Он разумно важное это дело взял в надежные отцовские руки. И пояснил:
– Если государю понравится первая песнь – он захочет прочитать и вторую…
– Но первую песнь вот-вот напечатает «Невский зритель»! – в раздражении вскричал молодой автор. – А третью песнь вот-вот напечатает «Сын отечества»…
Нет, он уже принял решение! И повел друга в свою комнату.
И опять Чаадаев удивился. Каким бедным выглядело жилище его друга!.. На заваленном бумагами и книгами старомодном письменном столе, стоявшем вблизи окна, расчистили место. Придвинули шаткие стулья.
Конечно, нужно представить царю «Деревню»! Летом в Михайловском он написал это важное, обширное, программное стихотворение… В первой его половине – мирная, сельская идиллия, пейзаж Михайловских рощ и озер, и мирные рассуждения философа, любителя природы – как раз в духе поучений Чаадаева: освободиться от оков суеты, находить счастье в истине и труде… И вдруг – как удары набата: ужасные картины рабства и человеческих страданий…
Вот возможность осуществить свой план: повлиять на царя! К этому стремились сейчас многие. Александр Муравьев передал царю через князя Волконского свою «Записку». Николай Тургенев для царя готовил доклад о положении крестьян… Составлялись коллективные адреса… Писались петиции… А теперь стихотворение «Деревня», уже широко распространившееся как карманная литература, напомнит царю о давних его обещаниях отменить крепостное право в России…
Увижу ль, о друзья! народ неугнетенный И Рабство, падшее по манию царя, И над отечеством Свободы просвещенной Взойдет ли наконец прекрасная Заря!
Чаадаев увез список со стихотворениями. А Пушкин остался дома.
– Я читаю «Adele et Theodore» госпожи Жанлис, – рассказывала Ольга. – Как удивительно: барон d'Almane имеет дочь Adele и сына Theodore, и высшая цель его – воспитание детей… Ах, эти письма к графине d'Ostalis!..
У него не было прежней близости с сестрой: она писала ему записки, они уединялись и разговаривали, но ее воображение занято было одним – женихами, и, когда она расспрашивала о Модесте Корфе, ничтожном, чистеньком, приглаженном Моде Корфе, в ее глазах сквозь робость, лукавство, застенчивость проглядывала неодолимая заинтересованность; увы, она была обыкновенной барышней!

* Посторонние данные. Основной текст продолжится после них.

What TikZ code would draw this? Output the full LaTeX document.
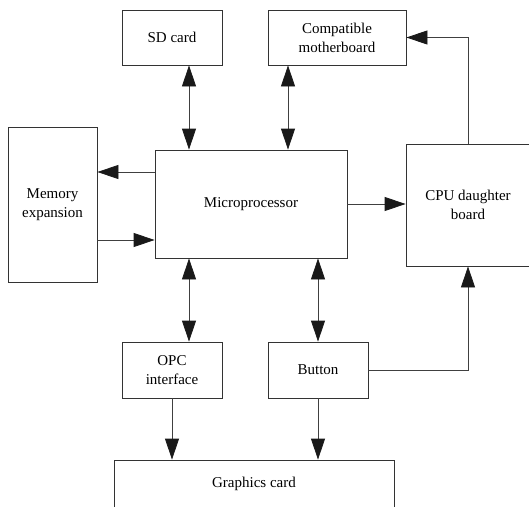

А родители? Они не отставали от общего раболепства! У императора был кучер Илья – и они своего кучера Ивана, которого прежде именовали Автомедо-ном, теперь именовали Ильей… они неутомимо стремились туда, где надеялись встретить императора…
Но Сергей Львович проявлял себя, как настоящий феодал: этот человек, у которого в библиотеке собраны были Вольтер, Монтескье, Руссо, позволял себе кричать! А почему? Он был недоволен служебными неуспехами сына, дурными сведениями о нем, скандальными его историями и отсутствием в его душе нравственности и религии…
VI
Здорово, рыцари лихие
Любви, свободы и вина!
Для нас, союзники младые,
Надежды лампа зажжена.
Здорово, рыцари лихие
Любви, свободы и вина!
«Юрьеву»
Большая компания долго и шумно кутила. Несмотря на поздний час, поехали кататься…
Визгливые девицы полезли в карету. Эту карету хозяин, Никита Всеволожский, выписал из Вены – она была просторная, на высоких рессорах, с опускающейся лесенкой… Кто-то из военных надел ливрею и вскочил на запятки. Кто-то вырядился в армяк и круглую кучерскую шляпу. А мальчика-калмыка, с кривыми ногами и скуластым плоским лицом, посадили форейтором… Верховые в седлах сопровождали карету эскортом. Перед большим, богатым домом Никиты Всеволожского на Екатерингофском проспекте напротив церкви Николы Морского компания долго шумела, топталась, маячила, и полицейский наряд, совершающий обход, свернул, не желая связываться с аристократами… В морозном, саднящем воздухе клубился белесый пар, снег похрустывал под ногами, а звонницы и купола церкви, уйдя в небо, казалось, плыли под высокими облаками в лунном свете.